(Records from a data source)
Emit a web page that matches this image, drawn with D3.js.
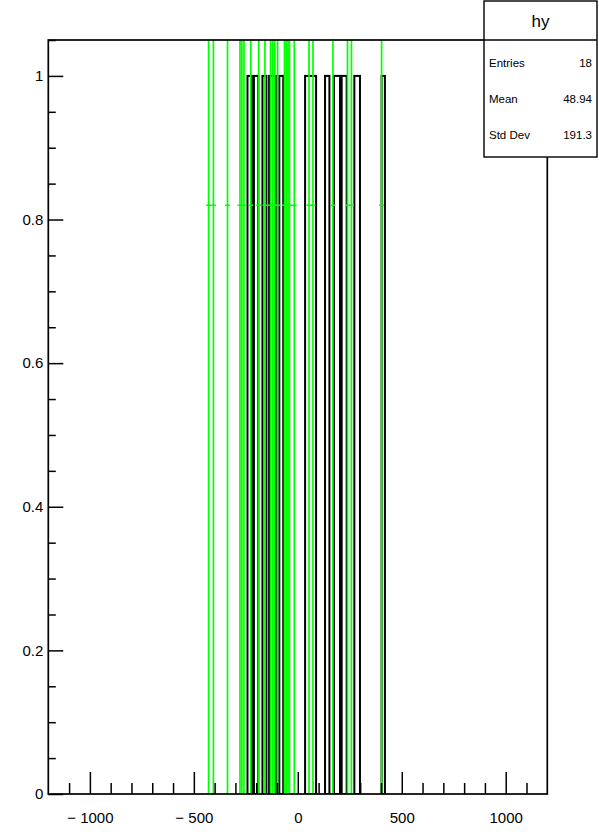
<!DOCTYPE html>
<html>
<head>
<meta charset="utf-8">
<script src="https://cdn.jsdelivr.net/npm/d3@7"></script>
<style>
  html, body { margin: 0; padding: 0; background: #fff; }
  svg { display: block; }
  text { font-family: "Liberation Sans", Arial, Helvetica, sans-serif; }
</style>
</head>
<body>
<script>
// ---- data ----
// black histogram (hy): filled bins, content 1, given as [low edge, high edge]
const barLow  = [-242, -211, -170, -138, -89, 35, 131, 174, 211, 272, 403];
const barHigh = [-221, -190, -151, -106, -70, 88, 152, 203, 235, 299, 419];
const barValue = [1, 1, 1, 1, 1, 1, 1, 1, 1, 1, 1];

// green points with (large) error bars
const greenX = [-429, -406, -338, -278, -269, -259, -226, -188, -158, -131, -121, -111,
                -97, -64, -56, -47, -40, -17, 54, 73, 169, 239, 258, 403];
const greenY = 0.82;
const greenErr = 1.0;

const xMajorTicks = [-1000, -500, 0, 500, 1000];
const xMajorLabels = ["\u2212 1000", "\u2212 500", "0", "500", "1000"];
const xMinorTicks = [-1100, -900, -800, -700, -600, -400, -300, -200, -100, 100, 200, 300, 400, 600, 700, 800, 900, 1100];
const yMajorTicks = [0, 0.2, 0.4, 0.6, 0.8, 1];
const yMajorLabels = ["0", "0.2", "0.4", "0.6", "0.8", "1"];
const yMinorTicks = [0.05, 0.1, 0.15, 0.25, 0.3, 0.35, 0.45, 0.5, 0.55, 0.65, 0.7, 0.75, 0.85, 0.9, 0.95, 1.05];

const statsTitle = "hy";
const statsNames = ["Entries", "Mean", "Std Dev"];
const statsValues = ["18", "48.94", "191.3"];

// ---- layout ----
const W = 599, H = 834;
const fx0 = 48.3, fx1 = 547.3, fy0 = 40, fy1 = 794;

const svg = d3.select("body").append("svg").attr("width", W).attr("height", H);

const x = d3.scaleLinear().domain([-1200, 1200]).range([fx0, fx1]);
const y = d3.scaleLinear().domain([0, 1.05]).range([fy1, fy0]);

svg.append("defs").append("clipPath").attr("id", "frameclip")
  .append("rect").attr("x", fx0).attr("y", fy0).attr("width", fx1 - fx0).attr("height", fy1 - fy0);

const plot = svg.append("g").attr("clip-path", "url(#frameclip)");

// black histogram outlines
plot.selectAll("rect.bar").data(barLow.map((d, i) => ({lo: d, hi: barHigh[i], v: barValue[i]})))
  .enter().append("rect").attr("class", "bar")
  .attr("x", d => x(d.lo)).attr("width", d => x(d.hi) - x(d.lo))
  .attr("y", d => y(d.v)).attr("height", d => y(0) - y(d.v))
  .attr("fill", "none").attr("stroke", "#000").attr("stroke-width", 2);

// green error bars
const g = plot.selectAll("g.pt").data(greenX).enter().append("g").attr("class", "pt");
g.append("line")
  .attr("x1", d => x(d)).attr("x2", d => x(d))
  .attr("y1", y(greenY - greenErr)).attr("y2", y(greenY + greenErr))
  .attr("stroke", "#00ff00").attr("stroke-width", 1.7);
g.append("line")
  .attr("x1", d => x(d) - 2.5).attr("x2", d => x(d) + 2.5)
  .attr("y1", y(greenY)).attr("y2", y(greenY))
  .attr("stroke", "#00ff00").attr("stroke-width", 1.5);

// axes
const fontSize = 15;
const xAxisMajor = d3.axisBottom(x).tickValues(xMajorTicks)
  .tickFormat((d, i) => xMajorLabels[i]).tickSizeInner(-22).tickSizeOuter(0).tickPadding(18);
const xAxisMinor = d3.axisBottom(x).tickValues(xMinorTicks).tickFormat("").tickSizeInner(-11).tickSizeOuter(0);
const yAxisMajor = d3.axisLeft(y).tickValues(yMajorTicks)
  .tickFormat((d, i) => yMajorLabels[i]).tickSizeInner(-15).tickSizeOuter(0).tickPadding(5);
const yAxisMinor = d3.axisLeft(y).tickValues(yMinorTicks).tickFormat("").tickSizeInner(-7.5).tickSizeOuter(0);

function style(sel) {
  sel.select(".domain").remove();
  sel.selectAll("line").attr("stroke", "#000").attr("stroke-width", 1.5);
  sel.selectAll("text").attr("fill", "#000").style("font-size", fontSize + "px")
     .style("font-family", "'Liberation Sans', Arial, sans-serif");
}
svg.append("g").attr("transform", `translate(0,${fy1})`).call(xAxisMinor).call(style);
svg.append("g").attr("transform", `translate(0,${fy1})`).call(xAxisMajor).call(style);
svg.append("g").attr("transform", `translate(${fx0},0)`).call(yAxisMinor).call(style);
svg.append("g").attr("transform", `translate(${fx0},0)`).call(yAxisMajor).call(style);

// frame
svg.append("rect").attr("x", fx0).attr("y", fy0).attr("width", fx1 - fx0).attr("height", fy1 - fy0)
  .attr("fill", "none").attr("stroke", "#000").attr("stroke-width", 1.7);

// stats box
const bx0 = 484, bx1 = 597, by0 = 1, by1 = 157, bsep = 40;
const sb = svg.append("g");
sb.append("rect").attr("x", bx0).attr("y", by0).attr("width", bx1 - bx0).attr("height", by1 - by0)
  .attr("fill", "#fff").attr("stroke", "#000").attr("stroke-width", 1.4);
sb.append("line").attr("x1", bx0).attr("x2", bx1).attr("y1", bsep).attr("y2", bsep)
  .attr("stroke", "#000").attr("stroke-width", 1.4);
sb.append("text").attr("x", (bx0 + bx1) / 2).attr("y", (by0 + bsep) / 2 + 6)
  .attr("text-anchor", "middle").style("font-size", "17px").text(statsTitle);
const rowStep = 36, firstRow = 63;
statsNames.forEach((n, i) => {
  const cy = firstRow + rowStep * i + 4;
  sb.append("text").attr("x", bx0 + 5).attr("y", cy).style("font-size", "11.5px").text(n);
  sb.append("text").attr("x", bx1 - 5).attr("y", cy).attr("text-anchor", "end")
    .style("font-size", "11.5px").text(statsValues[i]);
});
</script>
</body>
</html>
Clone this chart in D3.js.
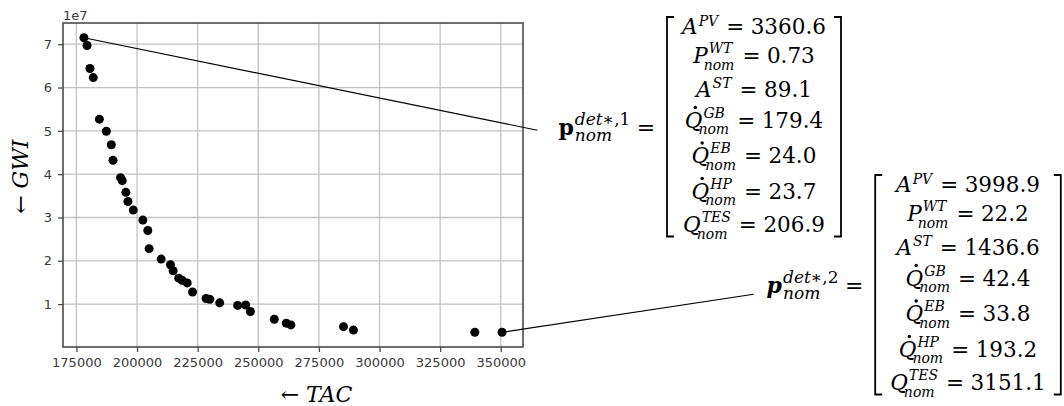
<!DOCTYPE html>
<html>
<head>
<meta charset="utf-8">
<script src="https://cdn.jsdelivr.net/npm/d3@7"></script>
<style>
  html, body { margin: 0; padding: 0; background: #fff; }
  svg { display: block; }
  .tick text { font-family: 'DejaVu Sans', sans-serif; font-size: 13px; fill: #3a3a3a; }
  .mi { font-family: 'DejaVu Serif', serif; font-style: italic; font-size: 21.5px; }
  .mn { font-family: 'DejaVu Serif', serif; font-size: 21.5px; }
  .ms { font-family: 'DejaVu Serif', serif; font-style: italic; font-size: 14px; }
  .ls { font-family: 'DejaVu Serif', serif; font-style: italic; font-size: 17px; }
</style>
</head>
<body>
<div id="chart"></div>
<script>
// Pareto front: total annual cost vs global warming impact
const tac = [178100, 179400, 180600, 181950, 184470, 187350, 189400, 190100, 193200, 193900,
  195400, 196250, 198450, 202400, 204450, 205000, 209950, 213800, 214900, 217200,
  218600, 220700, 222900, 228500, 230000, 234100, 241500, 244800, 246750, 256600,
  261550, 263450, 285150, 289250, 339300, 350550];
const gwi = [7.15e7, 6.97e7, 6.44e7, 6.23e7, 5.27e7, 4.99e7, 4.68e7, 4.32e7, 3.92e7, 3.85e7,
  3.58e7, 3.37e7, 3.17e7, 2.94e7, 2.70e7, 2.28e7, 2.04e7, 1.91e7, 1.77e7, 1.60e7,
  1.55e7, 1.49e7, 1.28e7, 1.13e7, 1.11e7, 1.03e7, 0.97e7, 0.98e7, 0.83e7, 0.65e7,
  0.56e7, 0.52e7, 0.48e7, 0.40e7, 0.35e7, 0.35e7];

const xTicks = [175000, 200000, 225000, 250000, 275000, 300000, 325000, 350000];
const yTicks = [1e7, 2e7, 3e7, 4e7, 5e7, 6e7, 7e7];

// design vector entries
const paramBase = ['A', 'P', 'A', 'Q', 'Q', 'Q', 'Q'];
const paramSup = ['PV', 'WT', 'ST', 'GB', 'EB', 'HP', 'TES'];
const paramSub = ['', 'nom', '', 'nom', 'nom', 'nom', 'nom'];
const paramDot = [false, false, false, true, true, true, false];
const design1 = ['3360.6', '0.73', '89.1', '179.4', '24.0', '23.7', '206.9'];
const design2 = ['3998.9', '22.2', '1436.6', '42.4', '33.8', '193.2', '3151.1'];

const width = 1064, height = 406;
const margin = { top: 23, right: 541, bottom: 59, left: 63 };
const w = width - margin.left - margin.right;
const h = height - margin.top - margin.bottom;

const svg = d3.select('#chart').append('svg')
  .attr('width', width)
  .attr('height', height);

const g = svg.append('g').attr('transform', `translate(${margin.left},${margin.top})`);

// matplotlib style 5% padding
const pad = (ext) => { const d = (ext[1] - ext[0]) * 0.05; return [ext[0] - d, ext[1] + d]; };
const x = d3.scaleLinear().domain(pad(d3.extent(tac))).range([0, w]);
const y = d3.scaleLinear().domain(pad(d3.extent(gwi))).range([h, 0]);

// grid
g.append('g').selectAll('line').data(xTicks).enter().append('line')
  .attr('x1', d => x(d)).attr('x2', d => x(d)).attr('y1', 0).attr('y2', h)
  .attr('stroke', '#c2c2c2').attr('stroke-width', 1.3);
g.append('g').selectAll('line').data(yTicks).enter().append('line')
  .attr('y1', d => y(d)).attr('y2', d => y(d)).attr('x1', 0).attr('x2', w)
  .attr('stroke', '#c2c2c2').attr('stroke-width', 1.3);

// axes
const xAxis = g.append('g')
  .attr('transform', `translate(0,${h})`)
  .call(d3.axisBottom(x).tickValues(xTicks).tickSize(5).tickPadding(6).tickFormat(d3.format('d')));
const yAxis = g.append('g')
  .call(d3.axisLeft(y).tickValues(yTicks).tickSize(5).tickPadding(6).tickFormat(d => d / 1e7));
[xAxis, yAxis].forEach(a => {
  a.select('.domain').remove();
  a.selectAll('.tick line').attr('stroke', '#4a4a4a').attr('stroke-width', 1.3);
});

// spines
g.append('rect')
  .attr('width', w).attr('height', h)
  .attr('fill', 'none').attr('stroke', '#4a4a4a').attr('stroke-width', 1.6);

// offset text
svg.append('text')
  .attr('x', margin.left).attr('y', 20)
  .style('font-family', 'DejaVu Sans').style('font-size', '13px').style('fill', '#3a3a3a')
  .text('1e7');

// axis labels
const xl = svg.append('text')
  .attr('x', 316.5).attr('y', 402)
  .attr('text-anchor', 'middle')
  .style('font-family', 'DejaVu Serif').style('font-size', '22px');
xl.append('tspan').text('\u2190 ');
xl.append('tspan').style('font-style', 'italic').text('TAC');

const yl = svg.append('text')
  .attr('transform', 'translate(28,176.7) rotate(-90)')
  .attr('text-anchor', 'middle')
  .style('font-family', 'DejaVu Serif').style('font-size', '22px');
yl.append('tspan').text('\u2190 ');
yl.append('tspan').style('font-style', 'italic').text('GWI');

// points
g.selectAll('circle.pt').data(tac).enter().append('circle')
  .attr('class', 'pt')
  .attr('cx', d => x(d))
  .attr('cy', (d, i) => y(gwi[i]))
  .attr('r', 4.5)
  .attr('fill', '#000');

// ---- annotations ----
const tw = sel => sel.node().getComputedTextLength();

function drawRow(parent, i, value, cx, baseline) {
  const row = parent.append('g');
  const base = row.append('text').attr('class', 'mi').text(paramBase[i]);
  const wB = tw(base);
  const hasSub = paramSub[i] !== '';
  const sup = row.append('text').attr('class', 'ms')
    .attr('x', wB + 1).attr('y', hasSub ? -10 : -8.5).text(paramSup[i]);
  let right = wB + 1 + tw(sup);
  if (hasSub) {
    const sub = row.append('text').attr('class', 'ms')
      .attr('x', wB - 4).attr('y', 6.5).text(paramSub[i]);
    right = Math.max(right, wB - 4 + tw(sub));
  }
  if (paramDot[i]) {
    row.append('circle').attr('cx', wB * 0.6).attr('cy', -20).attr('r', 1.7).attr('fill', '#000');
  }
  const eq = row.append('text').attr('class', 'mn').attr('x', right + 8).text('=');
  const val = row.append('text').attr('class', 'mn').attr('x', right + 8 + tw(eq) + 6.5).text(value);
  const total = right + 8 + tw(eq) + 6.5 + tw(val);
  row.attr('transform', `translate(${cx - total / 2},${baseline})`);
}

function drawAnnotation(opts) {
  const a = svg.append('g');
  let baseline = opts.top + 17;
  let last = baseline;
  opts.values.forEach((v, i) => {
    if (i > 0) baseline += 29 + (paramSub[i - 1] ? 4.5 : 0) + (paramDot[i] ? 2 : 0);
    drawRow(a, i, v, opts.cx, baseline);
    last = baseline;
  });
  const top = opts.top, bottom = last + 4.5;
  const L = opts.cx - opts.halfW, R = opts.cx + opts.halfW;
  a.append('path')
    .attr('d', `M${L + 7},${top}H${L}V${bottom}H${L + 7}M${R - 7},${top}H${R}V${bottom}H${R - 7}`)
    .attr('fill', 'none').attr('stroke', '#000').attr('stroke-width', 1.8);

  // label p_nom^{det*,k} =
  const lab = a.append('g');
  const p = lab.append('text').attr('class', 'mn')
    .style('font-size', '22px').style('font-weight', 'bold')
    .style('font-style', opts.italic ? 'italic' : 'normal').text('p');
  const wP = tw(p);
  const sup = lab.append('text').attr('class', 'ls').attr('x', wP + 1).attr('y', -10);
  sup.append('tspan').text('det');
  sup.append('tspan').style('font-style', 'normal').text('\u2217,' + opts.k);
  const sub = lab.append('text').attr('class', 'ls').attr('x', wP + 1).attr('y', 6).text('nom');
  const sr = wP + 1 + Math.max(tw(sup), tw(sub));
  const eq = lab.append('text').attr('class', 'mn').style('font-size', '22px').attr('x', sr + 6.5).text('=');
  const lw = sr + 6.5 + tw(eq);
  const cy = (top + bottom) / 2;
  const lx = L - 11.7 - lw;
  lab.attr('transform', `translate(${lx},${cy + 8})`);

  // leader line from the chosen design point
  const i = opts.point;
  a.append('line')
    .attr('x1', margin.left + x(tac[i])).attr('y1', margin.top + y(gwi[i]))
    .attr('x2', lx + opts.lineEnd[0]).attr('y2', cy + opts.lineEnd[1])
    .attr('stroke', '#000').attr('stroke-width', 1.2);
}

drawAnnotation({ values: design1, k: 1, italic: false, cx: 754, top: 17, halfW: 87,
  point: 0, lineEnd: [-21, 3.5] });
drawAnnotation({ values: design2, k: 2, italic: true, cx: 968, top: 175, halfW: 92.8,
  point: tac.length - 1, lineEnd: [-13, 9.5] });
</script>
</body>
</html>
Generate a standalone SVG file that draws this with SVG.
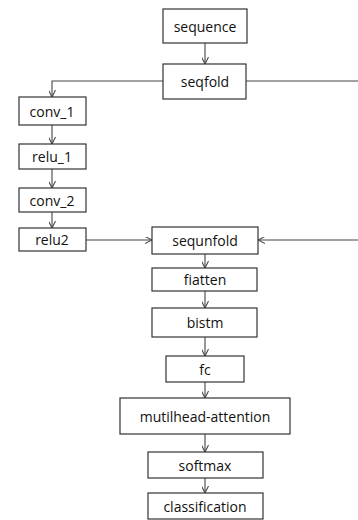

◆ **Task to complete**: Reproduce the material above from its first line through the line containing "0.9, 0.95, 1.05];", both ends included, and skip every picture.

◆ **Completed task**:
Emit a web page that matches this image, drawn with D3.js.
<!DOCTYPE html>
<html>
<head>
<meta charset="utf-8">
<script src="https://cdn.jsdelivr.net/npm/d3@7"></script>
<style>
  html, body { margin: 0; padding: 0; background: #fff; }
  svg { display: block; }
  text { font-family: "Liberation Sans", Arial, Helvetica, sans-serif; }
</style>
</head>
<body>
<script>
// ---- data ----
// black histogram (hy): filled bins, content 1, given as [low edge, high edge]
const barLow  = [-242, -211, -170, -138, -89, 35, 131, 174, 211, 272, 403];
const barHigh = [-221, -190, -151, -106, -70, 88, 152, 203, 235, 299, 419];
const barValue = [1, 1, 1, 1, 1, 1, 1, 1, 1, 1, 1];

// green points with (large) error bars
const greenX = [-429, -406, -338, -278, -269, -259, -226, -188, -158, -131, -121, -111,
                -97, -64, -56, -47, -40, -17, 54, 73, 169, 239, 258, 403];
const greenY = 0.82;
const greenErr = 1.0;

const xMajorTicks = [-1000, -500, 0, 500, 1000];
const xMajorLabels = ["\u2212 1000", "\u2212 500", "0", "500", "1000"];
const xMinorTicks = [-1100, -900, -800, -700, -600, -400, -300, -200, -100, 100, 200, 300, 400, 600, 700, 800, 900, 1100];
const yMajorTicks = [0, 0.2, 0.4, 0.6, 0.8, 1];
const yMajorLabels = ["0", "0.2", "0.4", "0.6", "0.8", "1"];
const yMinorTicks = [0.05, 0.1, 0.15, 0.25, 0.3, 0.35, 0.45, 0.5, 0.55, 0.65, 0.7, 0.75, 0.85, 0.9, 0.95, 1.05];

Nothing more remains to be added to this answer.